Interpreting the Results
| Output | What it means |
|---|---|
| Breakpoint date/index | The time at which the structural break occurs — the last point of the preceding regime |
| Segment mean | Average value within each regime — the level before and after each break |
| Segment slope | Trend within each regime (if using linear cost) — did the growth rate change? |
| Number of breakpoints | Controlled by the penalty parameter — increase penalty for fewer (more confident) breaks |
| CUSUM inflection | Point where CUSUM changes direction — visually confirms a mean shift at that location |
| Cost / BIC | Goodness-of-fit measure for the segmented model — lower is better for a given number of breaks |
| Confidence interval | Uncertainty around the breakpoint location — wider CI = gradual or noisy transition |
| Residuals per segment | Deviation within each regime — should be white noise if the model is correctly specified |
Example Prompts
| Scenario | What to type |
|---|---|
| Mean shift detection | PELT change-point detection on annual revenue; L2 cost; report breakpoint years and segment means |
| Slope/trend break | detect changes in the growth rate (slope) of cumulative sales; use linear cost; report acceleration or deceleration at each break |
| Variance change | RBF cost change-point detection; identify periods of high and low volatility; annotate dates |
| Sensitivity sweep | run PELT with penalty 1, 5, 10, 20; plot number of breakpoints vs penalty; identify the 'elbow' where adding more breaks gives diminishing returns |
| CUSUM chart | CUSUM chart of deviations from global mean; annotate where CUSUM crosses ±2 standard deviations |
| Bayesian detection | Bayesian change-point detection; plot posterior probability of break at each time point; list top 3 most probable break dates |
Assumptions to Check
- Stationarity within segments — change-point models assume the series is stationary between breaks; seasonal effects or gradual trends within a segment will be misinterpreted as change points; deseasonalize or detrend first if needed
- Minimum segment length — most algorithms require a minimum segment size (e.g. 10–20 observations) to estimate statistics reliably; very short segments between close-together breaks are unreliable
- Penalty calibration — the penalty parameter (often BIC-based) controls the number of detected breaks; there is no universally "correct" penalty — use domain knowledge to validate whether the detected breaks correspond to real events
- Gradual vs abrupt changes — change-point methods detect abrupt transitions; a gradual drift (e.g. a slow ramp-up over 3 years) may be split into multiple artificial breakpoints; use a higher penalty or a trend-change model
- Multiple testing — examining a long series for breakpoints involves many implicit comparisons; some detected breaks may be false positives, especially at low penalty values; always validate against known events or domain knowledge
Related Tools
Use the Time Series Decomposition tool to separate trend, seasonal, and residual components before applying change-point detection to the residuals for a cleaner signal. Use the Trendline Calculator to fit separate trendlines to each identified segment after detection. Use the Seasonality Analysis tool to check whether an apparent change point is actually a shift in the seasonal pattern rather than the level. Use the Moving Median Filter to smooth the series and reduce noise before running change-point detection on slowly evolving series.

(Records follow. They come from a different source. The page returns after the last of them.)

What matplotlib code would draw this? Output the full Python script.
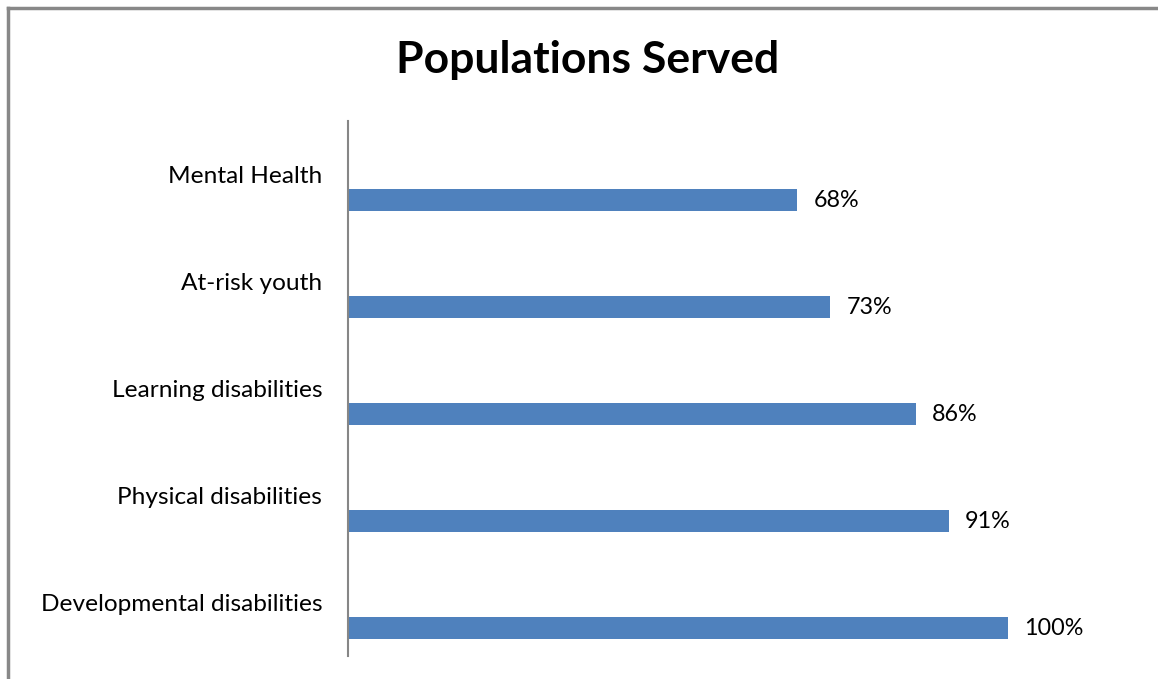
import matplotlib
matplotlib.use('Agg')
import matplotlib.pyplot as plt
from matplotlib.lines import Line2D

# dados
categories = ['Mental Health', 'At-risk youth', 'Learning disabilities',
              'Physical disabilities', 'Developmental disabilities']
values = [68, 73, 86, 91, 100]
value_labels = ['68%', '73%', '86%', '91%', '100%']

plt.rcParams['font.family'] = ['Lato', 'DejaVu Sans']

fig = plt.figure(figsize=(11.58, 6.79), dpi=100)
ax = fig.add_axes([348 / 1158, 1 - 656 / 679, (1008 - 348) / 1158, (656 - 121) / 679])

pos = list(range(len(categories)))
bar_pos = [p + 0.24 for p in pos]
ax.barh(bar_pos, values, height=0.2, color='#4F81BD')

for y, v, lab in zip(bar_pos, values, value_labels):
    ax.text(v + 2.5, y, lab, va='center', ha='left', fontsize=16.8, color='black')

ax.set_xlim(0, 100)
ax.set_ylim(-0.5, len(categories) - 0.5)
ax.invert_yaxis()
ax.set_yticks(pos)
ax.set_yticklabels(categories, fontsize=17.6)
ax.tick_params(axis='y', length=0, pad=18.5)
ax.set_xticks([])
for s in ['top', 'right', 'bottom']:
    ax.spines[s].set_visible(False)
ax.spines['left'].set_color('#868686')
ax.spines['left'].set_linewidth(1.5)

fig.text(588 / 1158, 1 - 60 / 679, 'Populations Served', ha='center', va='center',
         fontsize=32, fontweight='bold')

# moldura
fig.add_artist(Line2D([8 / 1158, 8 / 1158], [0, 1 - 8 / 679], color='#888888', lw=2.5,
                      transform=fig.transFigure))
fig.add_artist(Line2D([8 / 1158, 1], [1 - 8 / 679, 1 - 8 / 679], color='#888888', lw=2.5,
                      transform=fig.transFigure))

fig.savefig('out.png', dpi=100)
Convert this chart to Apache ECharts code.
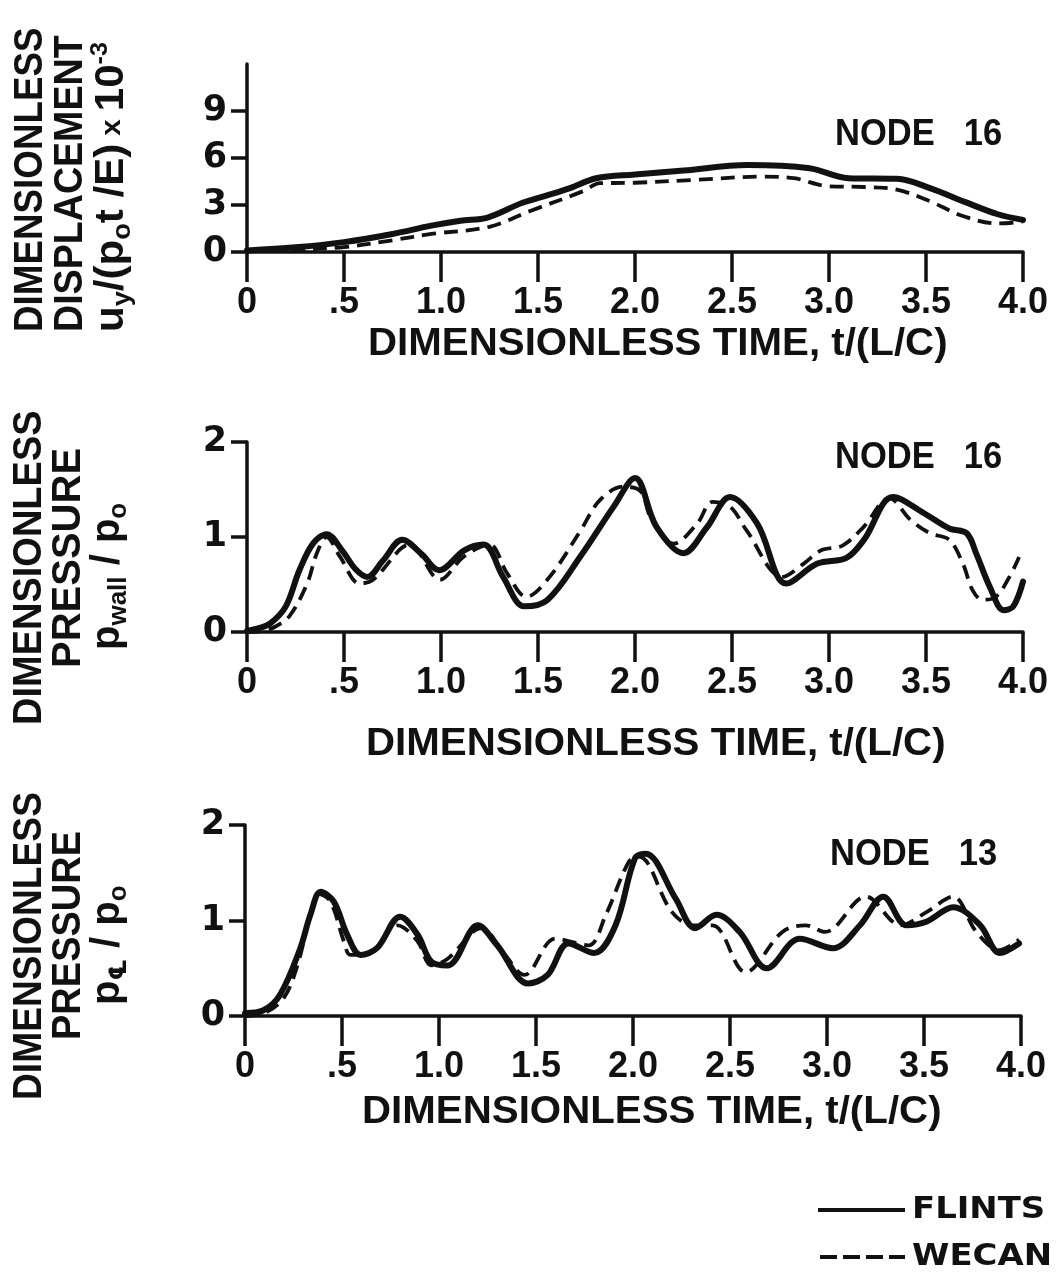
<!DOCTYPE html>
<html><head><meta charset="utf-8">
<script src="https://cdn.jsdelivr.net/npm/echarts@6/dist/echarts.min.js"></script>
<style>html,body{margin:0;padding:0;background:#fff}#c{width:1061px;height:1279px}</style>
</head><body><div id="c"></div>
<script>
// ---- tick labels ----
const xTickLabels = ['0', '.5', '1.0', '1.5', '2.0', '2.5', '3.0', '3.5', '4.0'];
const dispTicks = [0, 3, 6, 9];
const presTicks = [0, 1, 2];
const seriesNames = ['FLINTS', 'WECAN'];
const nodeLabels = ['NODE   16', 'NODE   16', 'NODE   13'];

// ---- panel 1: displacement, node 16 ----
const dispFlintsT = [0, 0.25, 0.5, 0.75, 0.95, 1.1, 1.24, 1.42, 1.55, 1.665, 1.8, 2.0, 2.25, 2.58, 2.9, 3.1, 3.35, 3.52, 3.7, 3.87, 4.0];
const dispFlintsV = [0.1, 0.3, 0.63, 1.15, 1.68, 2.0, 2.2, 3.14, 3.63, 4.08, 4.71, 4.95, 5.2, 5.55, 5.34, 4.71, 4.67, 4.08, 3.2, 2.41, 2.05];
const dispWecanT = [0, 0.25, 0.5, 0.75, 0.95, 1.25, 1.46, 1.73, 1.82, 2.0, 2.3, 2.66, 2.82, 3.0, 3.18, 3.35, 3.52, 3.69, 3.87, 4.0];
const dispWecanV = [0.05, 0.15, 0.31, 0.75, 1.15, 1.61, 2.62, 3.87, 4.39, 4.42, 4.6, 4.81, 4.71, 4.19, 4.15, 3.98, 3.24, 2.3, 1.82, 1.95];

// ---- panel 2: wall pressure, node 16 ----
const wallFlintsT = [0, 0.06, 0.12, 0.2, 0.27, 0.34, 0.41, 0.49, 0.56, 0.62, 0.7, 0.8, 0.9, 0.99, 1.12, 1.22, 1.32, 1.43, 1.55, 1.72, 1.89, 2.0, 2.11, 2.25, 2.37, 2.49, 2.63, 2.78, 2.94, 3.09, 3.18, 3.33, 3.49, 3.62, 3.71, 3.76, 3.83, 3.9, 3.95, 4.0];
const wallFlintsV = [0.01, 0.04, 0.09, 0.27, 0.65, 0.93, 1.03, 0.86, 0.66, 0.58, 0.75, 0.97, 0.82, 0.65, 0.86, 0.92, 0.58, 0.27, 0.34, 0.8, 1.32, 1.62, 1.11, 0.83, 1.1, 1.42, 1.14, 0.51, 0.72, 0.78, 0.97, 1.42, 1.25, 1.09, 1.04, 0.82, 0.47, 0.23, 0.27, 0.53];
const wallWecanT = [0, 0.07, 0.14, 0.22, 0.31, 0.36, 0.41, 0.48, 0.58, 0.65, 0.84, 0.995, 1.115, 1.25, 1.34, 1.44, 1.56, 1.72, 1.82, 1.94, 2.03, 2.08, 2.2, 2.32, 2.4, 2.49, 2.575, 2.76, 2.87, 2.96, 3.07, 3.18, 3.31, 3.42, 3.52, 3.62, 3.69, 3.74, 3.79, 3.86, 3.93, 3.98];
const wallWecanV = [0, 0.01, 0.05, 0.17, 0.51, 0.83, 1.0, 0.79, 0.51, 0.55, 0.92, 0.55, 0.79, 0.92, 0.62, 0.37, 0.58, 1.07, 1.39, 1.53, 1.48, 1.21, 0.93, 1.14, 1.37, 1.32, 1.07, 0.58, 0.72, 0.86, 0.91, 1.11, 1.41, 1.18, 1.04, 0.97, 0.72, 0.44, 0.34, 0.37, 0.58, 0.79];

// ---- panel 3: centreline pressure, node 13 ----
const clFlintsT = [0, 0.095, 0.18, 0.285, 0.337, 0.39, 0.457, 0.527, 0.596, 0.68, 0.8, 0.89, 0.96, 1.045, 1.2, 1.3, 1.46, 1.56, 1.667, 1.8, 1.91, 2.01, 2.065, 2.22, 2.32, 2.43, 2.55, 2.69, 2.86, 3.03, 3.17, 3.29, 3.41, 3.515, 3.65, 3.79, 3.89, 3.99];
const clFlintsV = [0.03, 0.06, 0.22, 0.71, 1.06, 1.3, 1.2, 0.85, 0.64, 0.71, 1.04, 0.85, 0.57, 0.53, 0.95, 0.74, 0.34, 0.43, 0.76, 0.66, 0.95, 1.65, 1.7, 1.23, 0.92, 1.06, 0.88, 0.5, 0.81, 0.71, 0.95, 1.25, 0.95, 0.99, 1.14, 0.95, 0.66, 0.76];
const clWecanT = [0, 0.1, 0.2, 0.27, 0.337, 0.38, 0.44, 0.51, 0.544, 0.65, 0.786, 0.89, 0.96, 1.045, 1.22, 1.34, 1.44, 1.6, 1.77, 1.86, 1.98, 2.03, 2.2, 2.31, 2.41, 2.58, 2.77, 2.89, 2.99, 3.2, 3.38, 3.515, 3.65, 3.77, 3.89, 3.99];
const clWecanV = [0, 0.03, 0.19, 0.53, 1.06, 1.28, 1.2, 0.78, 0.64, 0.67, 0.95, 0.78, 0.53, 0.6, 0.92, 0.64, 0.43, 0.81, 0.74, 1.06, 1.62, 1.67, 1.09, 0.95, 0.95, 0.46, 0.88, 0.95, 0.88, 1.25, 0.95, 1.09, 1.25, 0.88, 0.69, 0.8];

const pairs = (t, v) => t.map((x, i) => [x, v[i]]);
const INK = '#111';
const LAB = 'Liberation Sans, Arial, sans-serif';
const DJ = 'DejaVu Sans, Liberation Sans, sans-serif';
const SOLID = { color: INK, width: 6, type: 'solid', cap: 'round', join: 'round' };
const DASHED = { color: INK, width: 3.8, type: [14, 8], cap: 'butt', join: 'round' };

const grids = [
  { left: 247, top: 64, width: 776, height: 188 },
  { left: 247, top: 442, width: 776, height: 190 },
  { left: 245, top: 825, width: 776, height: 191 }
].map(g => Object.assign(g, { containLabel: false, outerBoundsMode: 'none' }));

function xAxis(i) {
  return {
    type: 'value', gridIndex: i, min: 0, max: 4, interval: 0.5,
    axisLine: { show: true, onZero: false, lineStyle: { color: INK, width: 3.5 } },
    axisTick: { show: true, inside: false, length: 30, lineStyle: { color: INK, width: 3.5 } },
    axisLabel: { show: true, margin: 33, color: INK, fontFamily: LAB, fontWeight: 'bold', fontSize: 36,
      formatter: v => xTickLabels[Math.round(v / 0.5)] },
    splitLine: { show: false }
  };
}
function yAxis(i, max, interval, ticks) {
  return {
    type: 'value', gridIndex: i, min: 0, max: max, interval: interval,
    axisLine: { show: true, lineStyle: { color: INK, width: 3.5 } },
    axisTick: { show: true, length: 16, customValues: ticks, lineStyle: { color: INK, width: 3.5 } },
    axisLabel: { show: true, margin: 20, customValues: ticks, color: INK, fontFamily: DJ, fontWeight: 'bold', fontSize: 35 },
    splitLine: { show: false }
  };
}

function lineSeries(name, i, t, v) {
  const solid = name === seriesNames[0];
  return {
    name: name, type: 'line', xAxisIndex: i, yAxisIndex: i,
    data: pairs(t, v), smooth: 0.35, symbol: 'none', showSymbol: false,
    lineStyle: solid ? SOLID : DASHED,
    itemStyle: { color: INK },
    z: solid ? 3 : 4, silent: true, animation: false
  };
}

function vText(x, y, text, sx) {
  return {
    type: 'text', x: x, y: y, rotation: Math.PI / 2, scaleX: sx, silent: true,
    style: { text: text, fill: INK, font: 'bold 40px ' + LAB, textAlign: 'left', textVerticalAlign: 'middle', verticalAlign: 'middle' }
  };
}
const M = { fontSize: 40, fontWeight: 'bold', fontFamily: LAB, lineHeight: 48, verticalAlign: 'middle' };
const S = { fontSize: 26, fontWeight: 'bold', fontFamily: LAB, lineHeight: 26, verticalAlign: 'bottom' };
const P = { fontSize: 24, fontWeight: 'bold', fontFamily: LAB, lineHeight: 24, verticalAlign: 'top' };
const SC = { fontSize: 24, fontWeight: 'bold', fontFamily: DJ, lineHeight: 26, verticalAlign: 'bottom' };
const X = { fontSize: 28, fontWeight: 'bold', fontFamily: LAB, lineHeight: 48, verticalAlign: 'middle' };
function richText(x, y, text, sx, rich) {
  return {
    type: 'text', x: x, y: y, rotation: Math.PI / 2, scaleX: sx, silent: true,
    style: { text: text, fill: INK, font: 'bold 40px ' + LAB, textAlign: 'left', textVerticalAlign: 'middle', verticalAlign: 'middle', rich: rich }
  };
}
function hText(x, y, text, size, sx, fam) {
  return {
    type: 'text', x: x, y: y, scaleX: sx, silent: true,
    style: { text: text, fill: INK, font: 'bold ' + size + 'px ' + (fam || LAB), textAlign: 'left', textVerticalAlign: 'middle', verticalAlign: 'middle' }
  };
}
function hLine(x1, x2, y, width, dash) {
  return {
    type: 'line', silent: true,
    shape: { x1: x1, y1: y, x2: x2, y2: y },
    style: { stroke: INK, lineWidth: width, lineDash: dash, lineCap: 'butt' }
  };
}
const timeTitle = 'DIMENSIONLESS TIME, t/(L/C)';

const graphic = [
  // panel 1 y title
  vText(31, 332, 'DIMENSIONLESS', 0.92),
  vText(71, 332, 'DISPLACEMENT', 0.94),
  richText(112, 332, '{m|u}{s|y}{m|/(p}{s|o}{m|t /E)}{x| x }{m|10}{p|-3}', 1.05, { m: M, s: S, p: P, x: X }),
  // panel 2 y title
  vText(30, 725, 'DIMENSIONLESS', 0.95),
  vText(69, 668, 'PRESSURE', 1.0),
  richText(108, 650, '{m|p}{s|wall}{m| / p}{s|o}', 1.0, { m: M, s: S }),
  // panel 3 y title
  vText(30, 1100, 'DIMENSIONLESS', 0.93),
  vText(69, 1040, 'PRESSURE', 0.95),
  richText(108, 1005, '{m|p}{c|℄}{m| / p}{s|o}', 1.0, { m: M, s: S, c: SC }),
  // x titles
  hText(368, 345, timeTitle, 38, 1.06),
  hText(366, 745, timeTitle, 38, 1.06),
  hText(362, 1113, timeTitle, 38, 1.06),
  // node labels
  hText(835, 135, nodeLabels[0], 36, 0.96),
  hText(835, 458, nodeLabels[1], 36, 0.96),
  hText(830, 855, nodeLabels[2], 36, 0.96),
  // key
  hLine(818, 905, 1210, 4, null),
  hLine(820, 905, 1257, 4, [17, 6]),
  hText(912, 1210, seriesNames[0], 30, 1.13, DJ),
  hText(912, 1257, seriesNames[1], 30, 1.13, DJ)
];

const option = {
  backgroundColor: '#fff',
  animation: false,
  grid: grids,
  xAxis: [0, 1, 2].map(xAxis),
  yAxis: [yAxis(0, 12, 3, dispTicks), yAxis(1, 2, 1, presTicks), yAxis(2, 2, 1, presTicks)],
  series: [
    lineSeries('FLINTS', 0, dispFlintsT, dispFlintsV),
    lineSeries('WECAN', 0, dispWecanT, dispWecanV),
    lineSeries('FLINTS', 1, wallFlintsT, wallFlintsV),
    lineSeries('WECAN', 1, wallWecanT, wallWecanV),
    lineSeries('FLINTS', 2, clFlintsT, clFlintsV),
    lineSeries('WECAN', 2, clWecanT, clWecanV)
  ],
  graphic: graphic
};
const chart = echarts.init(document.getElementById('c'), null, { renderer: 'canvas' });
chart.setOption(option);
</script>
</body></html>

Frequently Asked Questions
How do I choose the penalty parameter? The penalty is the key tuning parameter — it trades off the goodness of fit against model complexity (number of breakpoints). Common choices: BIC-equivalent penalty = log(n) × σ² (where n is series length and σ² is noise variance), which is a reasonable default; manual elbow method (run PELT for penalty values 1 through 50, plot number of breaks vs penalty, pick the penalty at the "elbow" where adding more breaks gives little improvement); or domain knowledge (you expect approximately 2–4 breaks in a 50-year series — set the penalty to produce that number). Ask the AI to "run change-point detection for penalty values 2, 5, 10, 20, 50 and plot the number of detected breaks vs penalty".
What is the difference between PELT, Binary Segmentation, and BOCPD?PELT (Pruned Exact Linear Time) finds the globally optimal set of breakpoints in O(n) time by pruning the search space — it is the standard choice for offline analysis where all data is available. Binary Segmentation recursively splits the series at the point of greatest contrast — it is faster but suboptimal (greedy). BOCPD (Bayesian Online Change-Point Detection) computes a posterior probability of a break at each new point as data arrives — it is designed for real-time streaming use cases. For historical analysis, PELT is generally preferred; for live monitoring, BOCPD.
My algorithm finds too many or too few change points — what should I do?
If too many: increase the penalty parameter (try BIC-based penalty or double the current value); set a larger minimum segment length. If too few: decrease the penalty; check that you haven't detrended the series too aggressively (leaving no signal to detect); try a different cost function (RBF detects variance changes, not just mean shifts). You can also ask the AI to "fix the number of breakpoints at exactly 3 and find the optimal locations" — most ruptures algorithms support a fixed n_bkps parameter.
How do I validate that a detected change point is real? The strongest validation is external consistency — does the detected breakpoint date coincide with a known event? (Policy change, financial crisis, technological shift, natural disaster.) If yes, it is likely real. Statistical validation: run a Chow test (if using OLS-style segmentation) or compute the BIC for the model with the breakpoint versus the model without it — the breakpoint is justified if BIC decreases by more than 2. Ask the AI to "run a Chow test at the detected breakpoint date to test whether the structural break is statistically significant".